-- begin --

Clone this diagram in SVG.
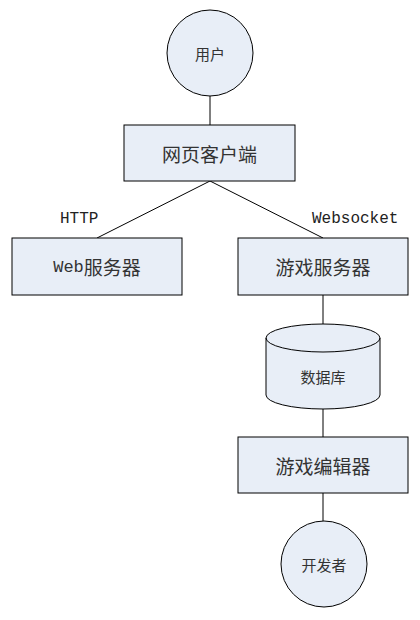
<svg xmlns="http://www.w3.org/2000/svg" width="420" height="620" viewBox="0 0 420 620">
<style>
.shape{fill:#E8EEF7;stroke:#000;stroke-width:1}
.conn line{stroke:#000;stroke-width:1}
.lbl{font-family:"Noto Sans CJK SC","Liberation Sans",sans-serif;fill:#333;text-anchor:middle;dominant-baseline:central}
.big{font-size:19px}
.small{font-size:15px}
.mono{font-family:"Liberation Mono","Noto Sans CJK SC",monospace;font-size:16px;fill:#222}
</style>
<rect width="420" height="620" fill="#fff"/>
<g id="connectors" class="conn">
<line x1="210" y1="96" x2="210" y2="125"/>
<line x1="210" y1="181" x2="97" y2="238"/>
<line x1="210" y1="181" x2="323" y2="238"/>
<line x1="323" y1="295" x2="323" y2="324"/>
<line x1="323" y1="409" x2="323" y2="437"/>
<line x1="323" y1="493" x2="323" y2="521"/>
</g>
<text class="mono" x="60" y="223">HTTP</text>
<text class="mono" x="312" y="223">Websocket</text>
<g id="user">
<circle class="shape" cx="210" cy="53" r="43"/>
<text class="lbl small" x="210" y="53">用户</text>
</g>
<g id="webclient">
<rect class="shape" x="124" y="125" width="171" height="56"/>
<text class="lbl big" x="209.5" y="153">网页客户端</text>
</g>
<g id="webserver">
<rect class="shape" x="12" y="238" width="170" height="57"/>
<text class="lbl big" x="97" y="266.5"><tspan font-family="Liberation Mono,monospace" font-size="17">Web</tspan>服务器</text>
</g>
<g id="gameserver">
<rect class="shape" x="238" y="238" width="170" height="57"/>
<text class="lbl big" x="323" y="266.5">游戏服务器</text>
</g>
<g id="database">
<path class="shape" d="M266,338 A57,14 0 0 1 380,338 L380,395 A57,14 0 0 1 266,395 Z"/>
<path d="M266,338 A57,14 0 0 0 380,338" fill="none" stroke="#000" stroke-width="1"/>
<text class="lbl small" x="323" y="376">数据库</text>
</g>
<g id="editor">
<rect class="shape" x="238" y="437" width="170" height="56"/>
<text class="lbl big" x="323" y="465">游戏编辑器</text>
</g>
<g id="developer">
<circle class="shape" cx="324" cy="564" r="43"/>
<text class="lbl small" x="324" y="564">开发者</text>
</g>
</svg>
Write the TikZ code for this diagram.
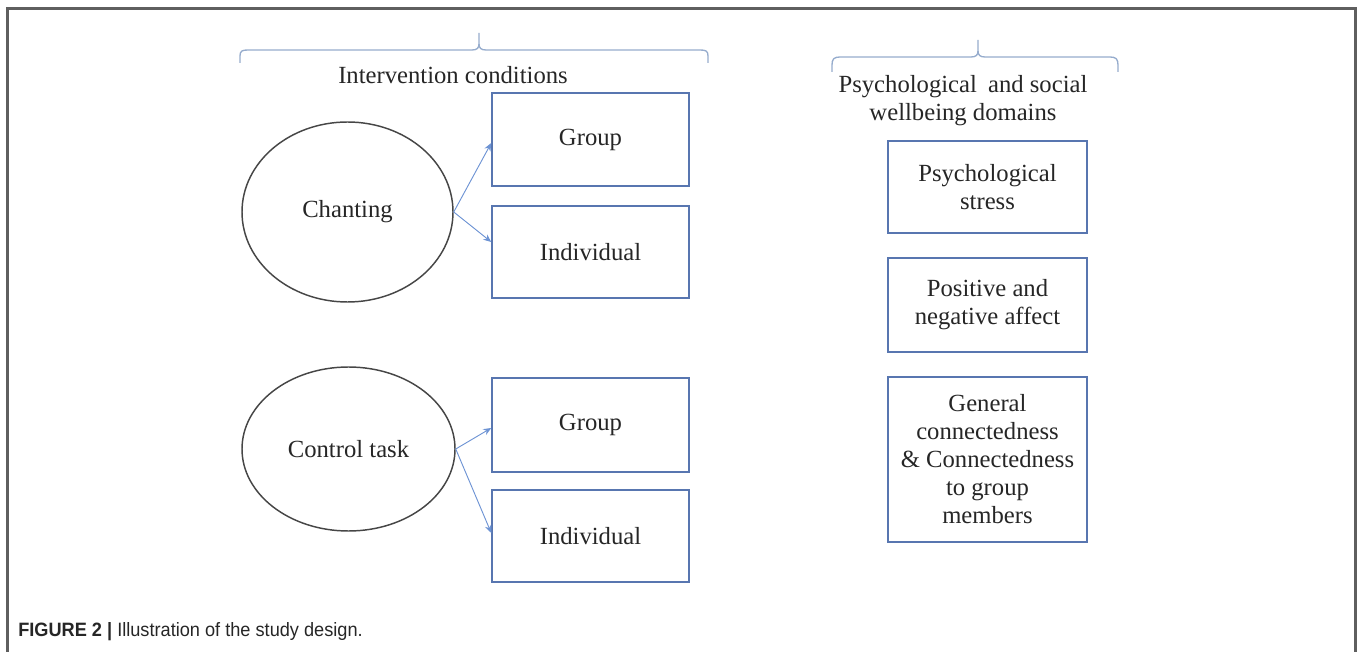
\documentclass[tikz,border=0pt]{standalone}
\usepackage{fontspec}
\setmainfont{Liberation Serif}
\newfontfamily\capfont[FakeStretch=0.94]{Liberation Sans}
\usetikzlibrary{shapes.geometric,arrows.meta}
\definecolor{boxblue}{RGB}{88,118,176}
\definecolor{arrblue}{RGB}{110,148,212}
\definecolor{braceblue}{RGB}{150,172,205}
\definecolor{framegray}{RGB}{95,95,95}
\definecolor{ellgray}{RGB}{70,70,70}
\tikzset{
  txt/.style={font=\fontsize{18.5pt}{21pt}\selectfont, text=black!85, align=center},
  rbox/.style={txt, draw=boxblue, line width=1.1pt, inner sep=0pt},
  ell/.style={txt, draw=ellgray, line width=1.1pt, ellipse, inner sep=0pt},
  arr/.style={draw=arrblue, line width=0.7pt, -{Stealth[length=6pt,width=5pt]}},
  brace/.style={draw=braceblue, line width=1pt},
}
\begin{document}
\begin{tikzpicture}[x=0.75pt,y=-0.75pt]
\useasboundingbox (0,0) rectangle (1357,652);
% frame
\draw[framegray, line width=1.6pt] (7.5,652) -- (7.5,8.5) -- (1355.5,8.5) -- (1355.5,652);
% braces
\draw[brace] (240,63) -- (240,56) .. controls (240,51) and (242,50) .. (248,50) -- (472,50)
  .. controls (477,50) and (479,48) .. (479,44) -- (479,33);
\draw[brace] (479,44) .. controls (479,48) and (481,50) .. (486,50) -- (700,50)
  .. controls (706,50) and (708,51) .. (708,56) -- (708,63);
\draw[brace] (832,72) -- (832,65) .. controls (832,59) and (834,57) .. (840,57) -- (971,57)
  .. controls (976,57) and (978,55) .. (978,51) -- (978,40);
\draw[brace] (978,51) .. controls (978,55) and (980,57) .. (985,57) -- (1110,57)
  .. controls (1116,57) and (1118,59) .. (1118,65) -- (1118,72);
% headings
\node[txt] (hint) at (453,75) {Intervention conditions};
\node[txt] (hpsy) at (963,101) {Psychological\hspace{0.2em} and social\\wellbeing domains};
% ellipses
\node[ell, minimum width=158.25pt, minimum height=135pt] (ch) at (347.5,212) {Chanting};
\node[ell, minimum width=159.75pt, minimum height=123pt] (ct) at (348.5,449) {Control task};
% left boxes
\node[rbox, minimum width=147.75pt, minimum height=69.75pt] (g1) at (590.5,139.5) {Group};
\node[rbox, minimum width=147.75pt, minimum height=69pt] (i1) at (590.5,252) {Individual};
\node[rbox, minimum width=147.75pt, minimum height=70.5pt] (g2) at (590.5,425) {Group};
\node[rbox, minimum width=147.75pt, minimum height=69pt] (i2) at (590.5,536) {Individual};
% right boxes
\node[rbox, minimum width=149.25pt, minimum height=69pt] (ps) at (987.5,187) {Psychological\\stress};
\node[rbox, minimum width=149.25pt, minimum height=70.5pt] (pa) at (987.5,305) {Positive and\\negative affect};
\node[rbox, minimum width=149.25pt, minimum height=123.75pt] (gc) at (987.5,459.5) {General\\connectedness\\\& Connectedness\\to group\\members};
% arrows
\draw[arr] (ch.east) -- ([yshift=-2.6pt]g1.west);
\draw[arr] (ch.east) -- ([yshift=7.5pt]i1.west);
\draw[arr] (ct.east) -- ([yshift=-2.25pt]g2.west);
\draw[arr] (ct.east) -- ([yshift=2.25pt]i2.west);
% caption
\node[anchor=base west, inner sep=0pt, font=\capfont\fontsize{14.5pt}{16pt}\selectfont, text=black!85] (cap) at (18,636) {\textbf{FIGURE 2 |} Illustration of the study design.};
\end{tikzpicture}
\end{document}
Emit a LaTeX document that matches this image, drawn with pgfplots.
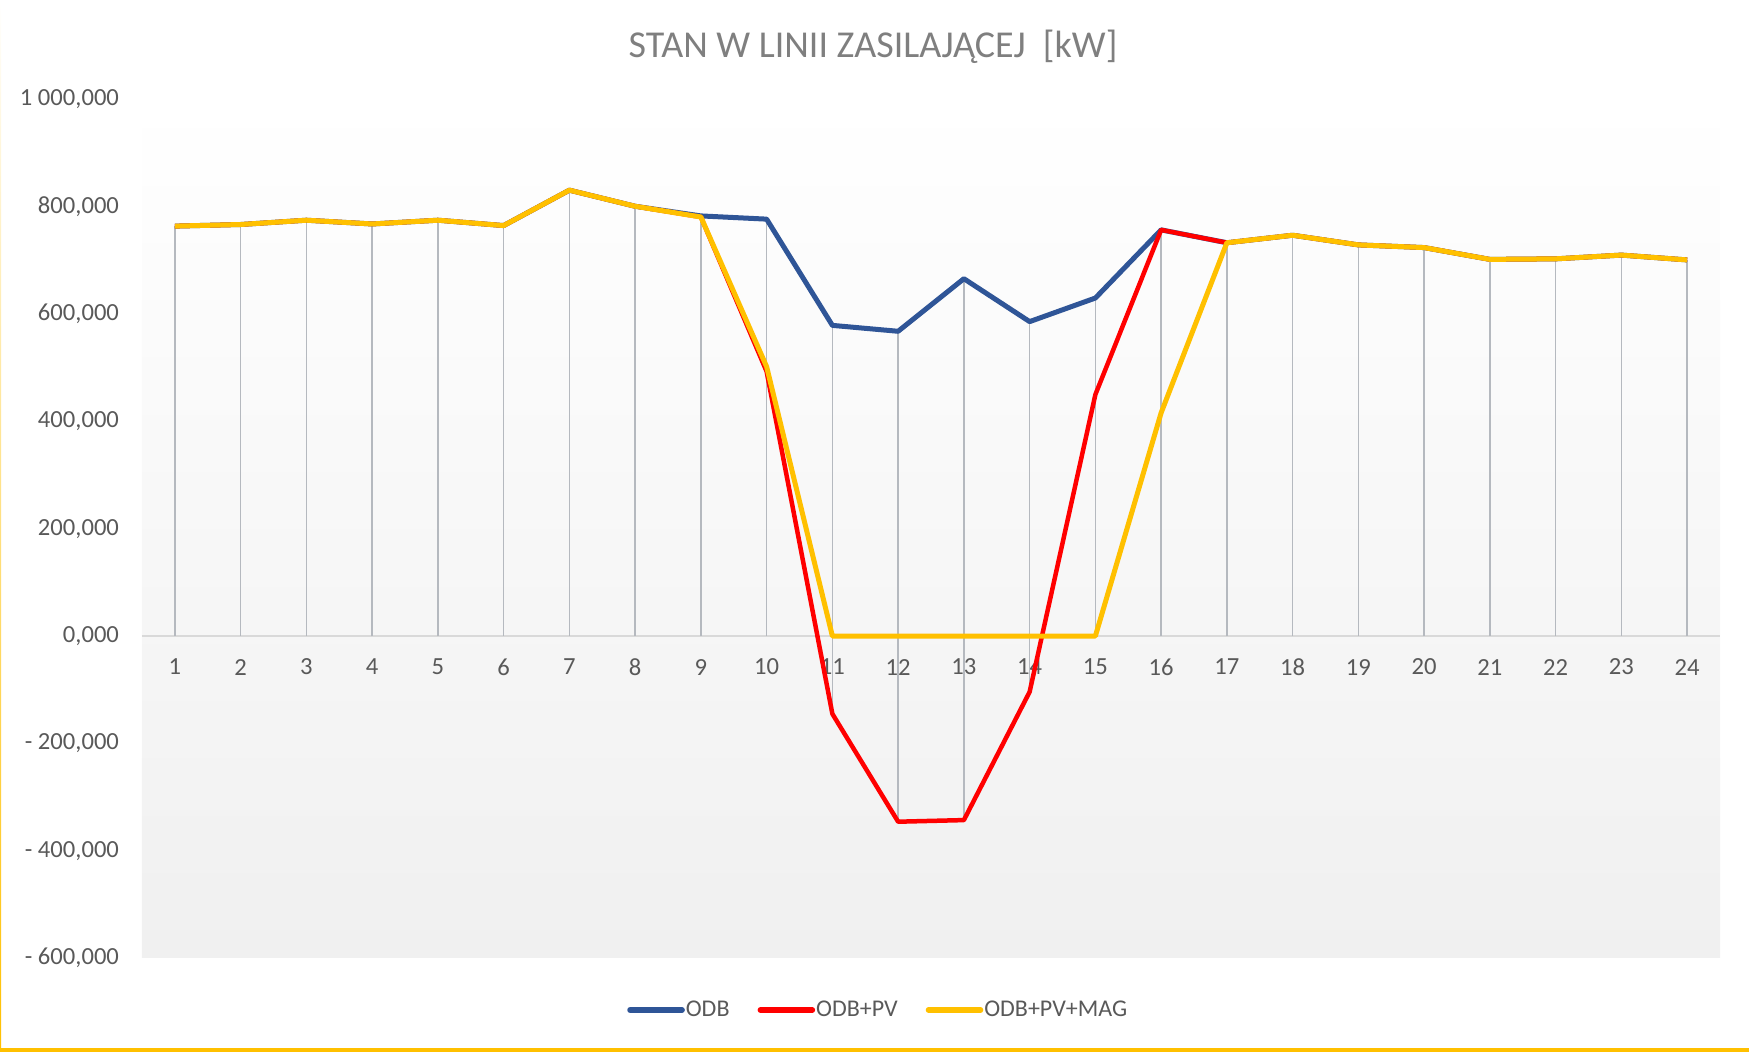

-- end --

Repeat the data above exactly, but not the pictures.

Complete answer –
Clone this diagram in SVG.
<svg xmlns="http://www.w3.org/2000/svg" width="420" height="620" viewBox="0 0 420 620">
<style>
.shape{fill:#E8EEF7;stroke:#000;stroke-width:1}
.conn line{stroke:#000;stroke-width:1}
.lbl{font-family:"Noto Sans CJK SC","Liberation Sans",sans-serif;fill:#333;text-anchor:middle;dominant-baseline:central}
.big{font-size:19px}
.small{font-size:15px}
.mono{font-family:"Liberation Mono","Noto Sans CJK SC",monospace;font-size:16px;fill:#222}
</style>
<rect width="420" height="620" fill="#fff"/>
<g id="connectors" class="conn">
<line x1="210" y1="96" x2="210" y2="125"/>
<line x1="210" y1="181" x2="97" y2="238"/>
<line x1="210" y1="181" x2="323" y2="238"/>
<line x1="323" y1="295" x2="323" y2="324"/>
<line x1="323" y1="409" x2="323" y2="437"/>
<line x1="323" y1="493" x2="323" y2="521"/>
</g>
<text class="mono" x="60" y="223">HTTP</text>
<text class="mono" x="312" y="223">Websocket</text>
<g id="user">
<circle class="shape" cx="210" cy="53" r="43"/>
<text class="lbl small" x="210" y="53">用户</text>
</g>
<g id="webclient">
<rect class="shape" x="124" y="125" width="171" height="56"/>
<text class="lbl big" x="209.5" y="153">网页客户端</text>
</g>
<g id="webserver">
<rect class="shape" x="12" y="238" width="170" height="57"/>
<text class="lbl big" x="97" y="266.5"><tspan font-family="Liberation Mono,monospace" font-size="17">Web</tspan>服务器</text>
</g>
<g id="gameserver">
<rect class="shape" x="238" y="238" width="170" height="57"/>
<text class="lbl big" x="323" y="266.5">游戏服务器</text>
</g>
<g id="database">
<path class="shape" d="M266,338 A57,14 0 0 1 380,338 L380,395 A57,14 0 0 1 266,395 Z"/>
<path d="M266,338 A57,14 0 0 0 380,338" fill="none" stroke="#000" stroke-width="1"/>
<text class="lbl small" x="323" y="376">数据库</text>
</g>
<g id="editor">
<rect class="shape" x="238" y="437" width="170" height="56"/>
<text class="lbl big" x="323" y="465">游戏编辑器</text>
</g>
<g id="developer">
<circle class="shape" cx="324" cy="564" r="43"/>
<text class="lbl small" x="324" y="564">开发者</text>
</g>
</svg>
Write the TikZ code for this diagram.
\documentclass[tikz,border=0pt]{standalone}
\usepackage{fontspec}
\setmainfont{Liberation Serif}
\newfontfamily\capfont[FakeStretch=0.94]{Liberation Sans}
\usetikzlibrary{shapes.geometric,arrows.meta}
\definecolor{boxblue}{RGB}{88,118,176}
\definecolor{arrblue}{RGB}{110,148,212}
\definecolor{braceblue}{RGB}{150,172,205}
\definecolor{framegray}{RGB}{95,95,95}
\definecolor{ellgray}{RGB}{70,70,70}
\tikzset{
  txt/.style={font=\fontsize{18.5pt}{21pt}\selectfont, text=black!85, align=center},
  rbox/.style={txt, draw=boxblue, line width=1.1pt, inner sep=0pt},
  ell/.style={txt, draw=ellgray, line width=1.1pt, ellipse, inner sep=0pt},
  arr/.style={draw=arrblue, line width=0.7pt, -{Stealth[length=6pt,width=5pt]}},
  brace/.style={draw=braceblue, line width=1pt},
}
\begin{document}
\begin{tikzpicture}[x=0.75pt,y=-0.75pt]
\useasboundingbox (0,0) rectangle (1357,652);
% frame
\draw[framegray, line width=1.6pt] (7.5,652) -- (7.5,8.5) -- (1355.5,8.5) -- (1355.5,652);
% braces
\draw[brace] (240,63) -- (240,56) .. controls (240,51) and (242,50) .. (248,50) -- (472,50)
  .. controls (477,50) and (479,48) .. (479,44) -- (479,33);
\draw[brace] (479,44) .. controls (479,48) and (481,50) .. (486,50) -- (700,50)
  .. controls (706,50) and (708,51) .. (708,56) -- (708,63);
\draw[brace] (832,72) -- (832,65) .. controls (832,59) and (834,57) .. (840,57) -- (971,57)
  .. controls (976,57) and (978,55) .. (978,51) -- (978,40);
\draw[brace] (978,51) .. controls (978,55) and (980,57) .. (985,57) -- (1110,57)
  .. controls (1116,57) and (1118,59) .. (1118,65) -- (1118,72);
% headings
\node[txt] (hint) at (453,75) {Intervention conditions};
\node[txt] (hpsy) at (963,101) {Psychological\hspace{0.2em} and social\\wellbeing domains};
% ellipses
\node[ell, minimum width=158.25pt, minimum height=135pt] (ch) at (347.5,212) {Chanting};
\node[ell, minimum width=159.75pt, minimum height=123pt] (ct) at (348.5,449) {Control task};
% left boxes
\node[rbox, minimum width=147.75pt, minimum height=69.75pt] (g1) at (590.5,139.5) {Group};
\node[rbox, minimum width=147.75pt, minimum height=69pt] (i1) at (590.5,252) {Individual};
\node[rbox, minimum width=147.75pt, minimum height=70.5pt] (g2) at (590.5,425) {Group};
\node[rbox, minimum width=147.75pt, minimum height=69pt] (i2) at (590.5,536) {Individual};
% right boxes
\node[rbox, minimum width=149.25pt, minimum height=69pt] (ps) at (987.5,187) {Psychological\\stress};
\node[rbox, minimum width=149.25pt, minimum height=70.5pt] (pa) at (987.5,305) {Positive and\\negative affect};
\node[rbox, minimum width=149.25pt, minimum height=123.75pt] (gc) at (987.5,459.5) {General\\connectedness\\\& Connectedness\\to group\\members};
% arrows
\draw[arr] (ch.east) -- ([yshift=-2.6pt]g1.west);
\draw[arr] (ch.east) -- ([yshift=7.5pt]i1.west);
\draw[arr] (ct.east) -- ([yshift=-2.25pt]g2.west);
\draw[arr] (ct.east) -- ([yshift=2.25pt]i2.west);
% caption
\node[anchor=base west, inner sep=0pt, font=\capfont\fontsize{14.5pt}{16pt}\selectfont, text=black!85] (cap) at (18,636) {\textbf{FIGURE 2 |} Illustration of the study design.};
\end{tikzpicture}
\end{document}
Emit a LaTeX document that matches this image, drawn with pgfplots.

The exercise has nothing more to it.